I was thinking a crispy fried steak, a southern fried steak.




This is more of a pan seared pot roast.




Saying that, I am not saying we didn’t enjoy the dish.



The steaks end up super moist. We didn’t even need steak knives. They cut perfectly with a butter knife.




I cooked the steaks in a 250 degree oven for about an hour and forty five minutes. This seemed like the perfect time.



You could also cook the steaks over low heat on the stove top. I opted for the oven because I was doing other things and didn’t want to have to watch it all the time.




The gravy was a lovely amber color. It got a lot of that color from scraping up the browned bits.

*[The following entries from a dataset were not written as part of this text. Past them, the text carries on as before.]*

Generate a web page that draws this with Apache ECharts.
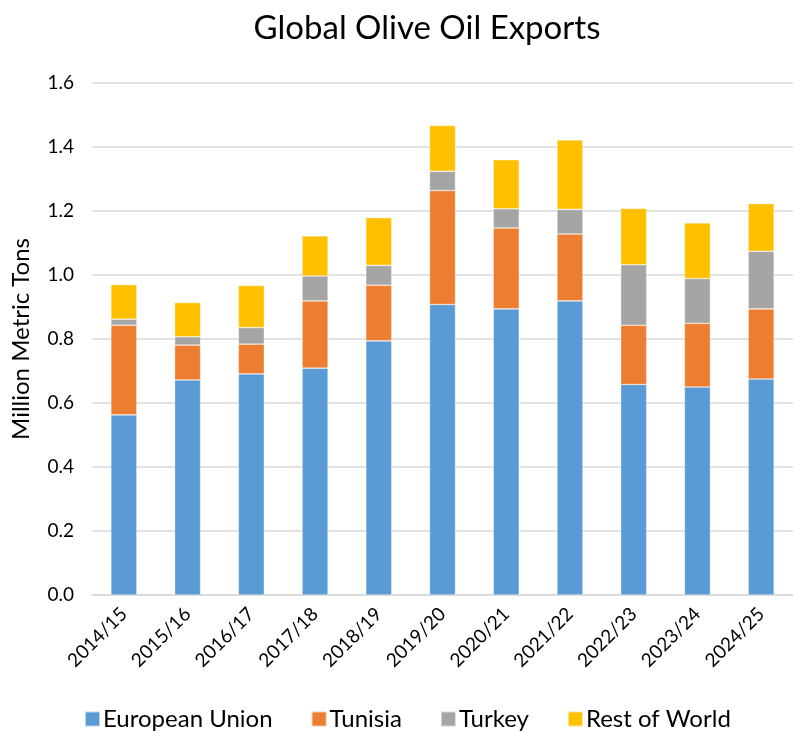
<!DOCTYPE html>
<html>
<head>
<meta charset="utf-8">
<script src="https://cdn.jsdelivr.net/npm/echarts@6/dist/echarts.min.js"></script>
<style>html,body{margin:0;padding:0;background:#fff}#c{width:793px;height:731px}</style>
</head>
<body>
<div id="c"></div>
<script>
var categories = ['2014/15','2015/16','2016/17','2017/18','2018/19','2019/20','2020/21','2021/22','2022/23','2023/24','2024/25'];
var euValues = [0.563, 0.672, 0.691, 0.709, 0.794, 0.908, 0.894, 0.919, 0.658, 0.650, 0.675];
var tunisiaValues = [0.280, 0.109, 0.093, 0.210, 0.174, 0.356, 0.253, 0.209, 0.185, 0.199, 0.219];
var turkeyValues = [0.019, 0.026, 0.052, 0.078, 0.062, 0.060, 0.060, 0.077, 0.189, 0.140, 0.180];
var rowValues = [0.108, 0.107, 0.131, 0.125, 0.149, 0.143, 0.153, 0.217, 0.176, 0.174, 0.149];
var seriesNames = ['European Union','Tunisia','Turkey','Rest of World'];
var colors = ['#5B9BD5','#ED7D31','#A5A5A5','#FFC000'];
var font = 'Lato, "Open Sans", sans-serif';

var chart = echarts.init(document.getElementById('c'), null, {renderer:'canvas'});
var data = [euValues, tunisiaValues, turkeyValues, rowValues];
var series = seriesNames.map(function(n,i){
  return {
    name:n, type:'bar', stack:'total', data:data[i], barWidth:26,
    itemStyle:{color:colors[i], borderColor:'rgba(255,255,255,0.6)', borderWidth:0.6},
    emphasis:{disabled:true}
  };
});
chart.setOption({
  animation:false,
  color:colors,
  title:{text:'Global Olive Oil Exports', left:422, top:7, textAlign:'center',
    textStyle:{fontFamily:font, fontWeight:'normal', fontSize:33, color:'#000'}},
  grid:{left:92, right:-9, top:83, bottom:136, containLabel:false},
  legend:{top:702, left:79, itemWidth:15, itemHeight:15, itemGap:38, icon:'rect',
    textStyle:{fontFamily:font, fontSize:24, color:'#000', padding:[0,0,0,-2]}, selectedMode:false},
  xAxis:{type:'category', data:categories,
    axisLine:{lineStyle:{color:'#d9d9d9', width:1.5}}, axisTick:{show:false},
    axisLabel:{rotate:45, fontFamily:font, fontSize:19, color:'#000', margin:16, interval:0}},
  yAxis:{type:'value', min:0, max:1.6, interval:0.2,
    name:'Million Metric Tons', nameLocation:'middle', nameGap:59,
    nameTextStyle:{fontFamily:font, fontSize:24, color:'#000'},
    axisLine:{show:false}, axisTick:{show:false},
    axisLabel:{fontFamily:font, fontSize:19, color:'#000', margin:18, formatter:function(v){return v.toFixed(1);}},
    splitLine:{lineStyle:{color:'#d9d9d9', width:1.5}}},
  series:series
});
</script>
</body>
</html>
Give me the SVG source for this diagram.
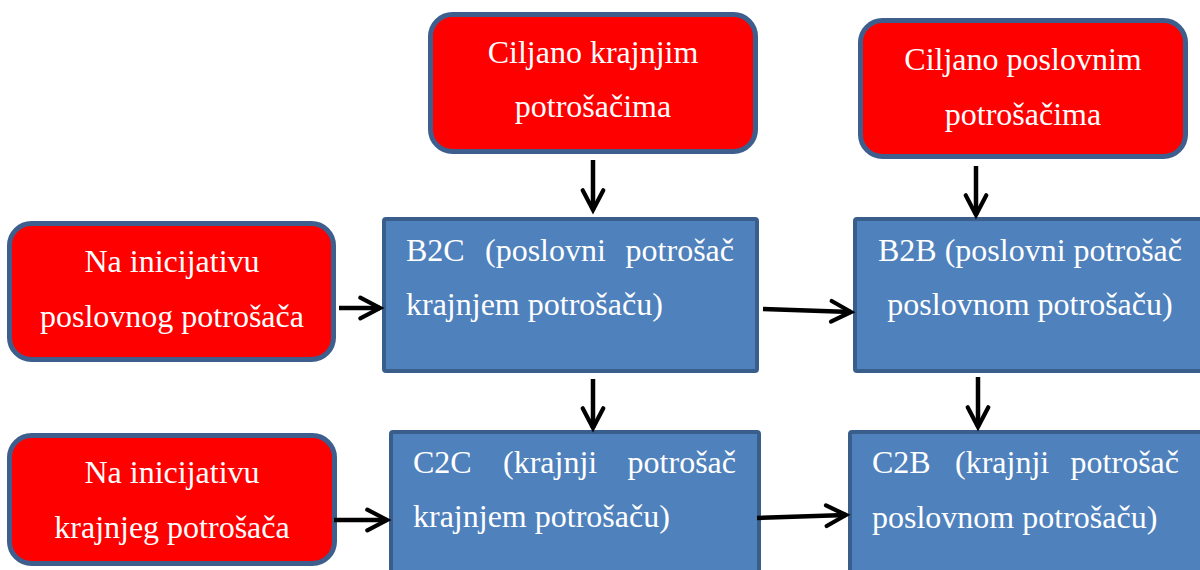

I used to watch The Chew on TV when it was airing. I always remember Carla Hall saying “There’s flavor in the brown.” And there certainly is. Those browned bits gave the gravy all the flavor it needed.



So while this recipe wasn’t exactly what I was expecting - it was absolutely delicious.



COUNTRY FRIED STEAK

1 Pound Round Steak

1/2 Cup Bisquick

1/2 Teaspoon Salt

1/8 Teaspoon Pepper

1/8 Teaspoon Paprika

3 Tablespoons Liquid

1 Cup Water

2 Tablespoons Leftover Bisquick

1/4 Cup Cold Water


Cut steak into serving size pieces. Combine bisquick, salt, pepper and paprika. Dredge meat in mixture. Brown slowly in melted fat. Add liquid as needed. Cover tightly and cook over low heat until tender - 1 to 2 hours. Remove meat from pan. Add 1 cup water to drippings. Mix leftover bisquick with cold water to make a paste. Stir into pan, whisk until boiling. Boil 1 minute, whisking constantly. Add meat and serve.